Aim of our homework is to understand molecular mechanism of urinary tract infections, especially the usefulness of cranberry juice or tablets in preventing recurrent UTIs .
During evolution, distinct uropathogenic microbes predominantly derived from the gut microflora, have developed potent strategies to undermine the urogenital immune defence . Thanks to the recent discoveries concerning molecular mechanism underlying UTI, it has been possible to implement new preventive strategies.
Cranberries (Vaccinium macrocarpon Ait.) have been used widely for several decades for the prevention and treatment of urinary tract infections.
The Cochrane Collaboration evidences that cranberry juice may decrease the number of recurrent symptomatic UTIs over a 12 month period, particularly for young and middle-aged women. After that, a lot of studies compare cranberry juice and capsules with placebo, juice or water. Meta-analyses have established that recurrence rates over 1 year are reduced approximately by 35% in young to middle-aged women. However, there is a non-significant reduction of UTIs associated with Vaccinium macrocarpon treatment during pregnancy. The efficacy of cranberry in other groups (i.e. elderly, paediatric patients, those with neurogenic bladder, those with chronic indwelling urinary catheters) is questionable. Despite this, some studies about use of cranberry tablets for the prevention of UTIs in spinal cord injured patients concluded that the extract should be considered for the prevention of UTIs in those patiens with neurogenic bladder. Moreover patients with a high GFR may receive the most benefit.
But, which mechanism is involved? Traditionally, the juice was thought to cause acidification of the urine increasing excretion of hippuric acid as potential antimicrobial mechanisms. Moreover ascorbic acid in the cranberry juice may facilitate non-enzymatic generation of nitric oxide (NO) which possesses potent antimicrobial activities. The growth of E. coli was markedly inhibited in mildly acidified urine when nitrite was present.
Nevertheless, recently it has been discovered that cranberries contain a substance that can prevent bacteria from sticking on the walls of the bladder. Bacterial antiadhesion activity is operated by a group of proanthocyanidins (PACs) with A-type linkages against both antibiotic susceptible and resistant strains of type I and P-fimbriated UPEC  . Proanthocyanidins contain alpha-Gal(1-->4)beta-Gal receptor sequences similar to those on epithelial cells in the urinary tract .

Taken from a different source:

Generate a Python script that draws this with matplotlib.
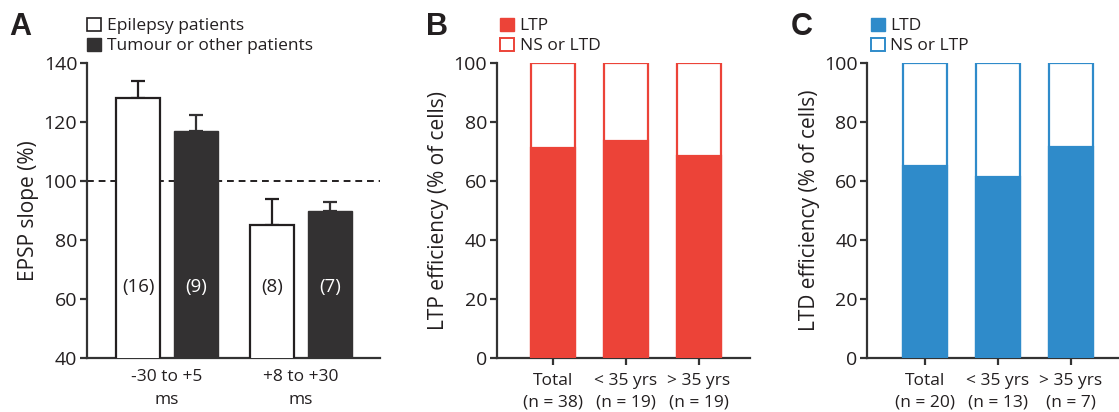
import matplotlib
matplotlib.use("Agg")
import matplotlib.pyplot as plt
from matplotlib.patches import Patch

# panel A: EPSP slope by timing window
a_groups = ["-30 to +5\nms", "+8 to +30\nms"]
a_epilepsy = [128, 85]
a_epilepsy_err = [6, 9]
a_epilepsy_n = ["(16)", "(8)"]
a_tumour = [117, 90]
a_tumour_err = [5.5, 3]
a_tumour_n = ["(9)", "(7)"]

# panel B: LTP efficiency
b_labels = ["Total\n(n = 38)", "< 35 yrs\n(n = 19)", "> 35 yrs\n(n = 19)"]
b_ltp = [71.1, 73.7, 68.4]

# panel C: LTD efficiency
c_labels = ["Total\n(n = 20)", "< 35 yrs\n(n = 13)", "> 35 yrs\n(n = 7)"]
c_ltd = [65.0, 61.5, 71.4]

DARK = "#333132"
AXC = "#333333"
RED = "#EC4338"
BLUE = "#2F8BCA"

plt.rcParams["font.family"] = ["Open Sans", "DejaVu Sans"]
plt.rcParams["font.size"] = 12.5
plt.rcParams["text.color"] = "#231f20"
plt.rcParams["axes.labelcolor"] = "#231f20"
plt.rcParams["axes.labelsize"] = 15
plt.rcParams["ytick.labelsize"] = 14
plt.rcParams["xtick.labelsize"] = 12.5
plt.rcParams["xtick.color"] = AXC
plt.rcParams["ytick.color"] = AXC
plt.rcParams["xtick.labelcolor"] = "#231f20"
plt.rcParams["ytick.labelcolor"] = "#231f20"


def style_axes(ax):
    for side in ["top", "right"]:
        ax.spines[side].set_visible(False)
    for side in ["left", "bottom"]:
        ax.spines[side].set_linewidth(1.6)
        ax.spines[side].set_color(AXC)
    ax.tick_params(width=1.6, length=5, pad=2)


fig = plt.figure(figsize=(11.19, 4.12), dpi=100)
bottom, height = 0.131, 0.716

# ---- panel A ----
axA = fig.add_axes([0.0777, bottom, 0.262, height])
style_axes(axA)
x = range(len(a_groups))
off, w = 0.216, 0.33
xe = [i - off for i in x]
xt = [i + off for i in x]
axA.axhline(100, color="#231f20", lw=1.4, ls=(0, (3.5, 2.5)), zorder=1)
axA.bar(xe, a_epilepsy, w, bottom=0, color="white", edgecolor="#231f20",
        linewidth=1.6, zorder=3)
axA.bar(xt, a_tumour, w, bottom=0, color=DARK, edgecolor=DARK,
        linewidth=1.0, zorder=3)
axA.errorbar(xe, a_epilepsy, yerr=[[0] * 2, a_epilepsy_err], fmt="none",
             ecolor="#231f20", elinewidth=1.6, capsize=5, capthick=1.6, zorder=2)
axA.errorbar(xt, a_tumour, yerr=[[0] * 2, a_tumour_err], fmt="none",
             ecolor=DARK, elinewidth=1.6, capsize=5, capthick=1.6, zorder=2)
for i in x:
    axA.text(xe[i], 64, a_epilepsy_n[i], ha="center", va="center",
             fontsize=13.5, zorder=4)
    axA.text(xt[i], 64, a_tumour_n[i], ha="center", va="center",
             fontsize=13.5, color="white", zorder=4)
axA.set_ylim(40, 140)
axA.set_yticks([40, 60, 80, 100, 120, 140])
axA.set_xlim(-0.597, 1.59)
axA.set_xticks(list(x))
axA.set_xticklabels(a_groups, linespacing=1.6)
axA.tick_params(axis="x", length=0, pad=8)
axA.set_ylabel("EPSP slope (%)", labelpad=3)
axA.legend(handles=[Patch(facecolor="white", edgecolor="#231f20", lw=1.2,
                          label="Epilepsy patients"),
                    Patch(facecolor=DARK, edgecolor=DARK,
                          label="Tumour or other patients")],
           loc="lower left", bbox_to_anchor=(-0.03, 1.0), frameon=False,
           handlelength=0.8, handleheight=0.8, handletextpad=0.35,
           labelspacing=0.2, borderpad=0, fontsize=12.5)

# ---- panels B and C ----
def stacked_panel(rect, labels, vals, color, ylabel, leg_labels, xlim):
    ax = fig.add_axes(rect)
    style_axes(ax)
    xs = list(range(len(labels)))
    ax.bar(xs, [100] * len(xs), 0.6, color="white", edgecolor=color,
           linewidth=1.6, zorder=2)
    ax.bar(xs, vals, 0.6, color=color, edgecolor=color, linewidth=1.6,
           zorder=3)
    ax.set_ylim(0, 100)
    ax.set_yticks([0, 20, 40, 60, 80, 100])
    ax.set_xlim(*xlim)
    ax.set_xticks(xs)
    ax.set_xticklabels(labels, linespacing=1.4)
    ax.tick_params(axis="x", pad=6)
    ax.set_ylabel(ylabel, labelpad=3)
    ax.legend(handles=[Patch(facecolor=color, edgecolor=color,
                             label=leg_labels[0]),
                       Patch(facecolor="white", edgecolor=color, lw=1.4,
                             label=leg_labels[1])],
              loc="lower left", bbox_to_anchor=(-0.02, 1.0), frameon=False,
              handlelength=0.8, handleheight=0.8, handletextpad=0.3,
              labelspacing=0.2, borderpad=0, fontsize=12.5)
    return ax


stacked_panel([0.444, bottom, 0.226, height], b_labels, b_ltp, RED,
              "LTP efficiency (% of cells)", ["LTP", "NS or LTD"],
              (-0.767, 2.70))
stacked_panel([0.775, bottom, 0.225, height], c_labels, c_ltd, BLUE,
              "LTD efficiency (% of cells)", ["LTD", "NS or LTP"],
              (-0.79, 2.66))

# panel letters
for xl, letter in [(0.008, "A"), (0.381, "B"), (0.707, "C")]:
    fig.text(xl, 0.935, letter, fontsize=22, fontweight="bold",
             family=["Liberation Sans", "DejaVu Sans"], va="center")

fig.savefig("out.png", dpi=100)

Cranberry juice alters also the conformation of the surface macromolecules on E. coli HB101pDC1 (mutant with P-fimbriae). The equilibrium length of polymer (P-fimbriae) on this bacterium decreased from approximately 148 to approximately 48 nm upon being exposed to cranberry juice. Highly acidic conditions were not necessary for the prevention of bacterial adhesion, since neutralization of cranberry juice solutions to pH = 7.0 allowed us to observe differences in adhesion between the E. coli strains.
Besides, activated macrophages increase the expression of COX-2 and iNOS in response to bacterial infection and inflammation that can be attenuated in a dose-dependent way by the amount of PAC loaded into the chitosomes of the LPS-stimulated macrophages.
Some authors discussed the potential interaction between warfarin and cranberry juice. Specifically, cranberry juice may inhibit the activity of CYP2C9, the primary isoenzyme involved in the metabolism of warfarin. In spite of this, the available data do not seem to show a clinically relevant interaction between cranberry juice and warfarin.
Little is known about the dose range of the antimicrobial effect. Furthermore, it has not been studied directly in the urogenital system. A study suggests that proathocyanidins can inhibit E. coli adherence to biologically relevant model systems of primary cultured bladder and vaginal epithelial cells. This effect occurs in a dose dependent relationship.
To conclude, cranberry treatment is a safe, well-tolerated supplement that does not have significant drug interactions. Although investigations are in the early stages, experimental and preclinical studies suggest that cranberry components may have other potential benefits, including anti-infective, anticancer and antioxidant effects, which may be considered as positive for different age-related conditions. In addition, cranberry components may induce positive cardiovascular and metabolic changes, and may improve neuropsychological activity. These results suggest further clinical researches with the purpose to valorize the role of the products extracted by cranberries for women’s treatment.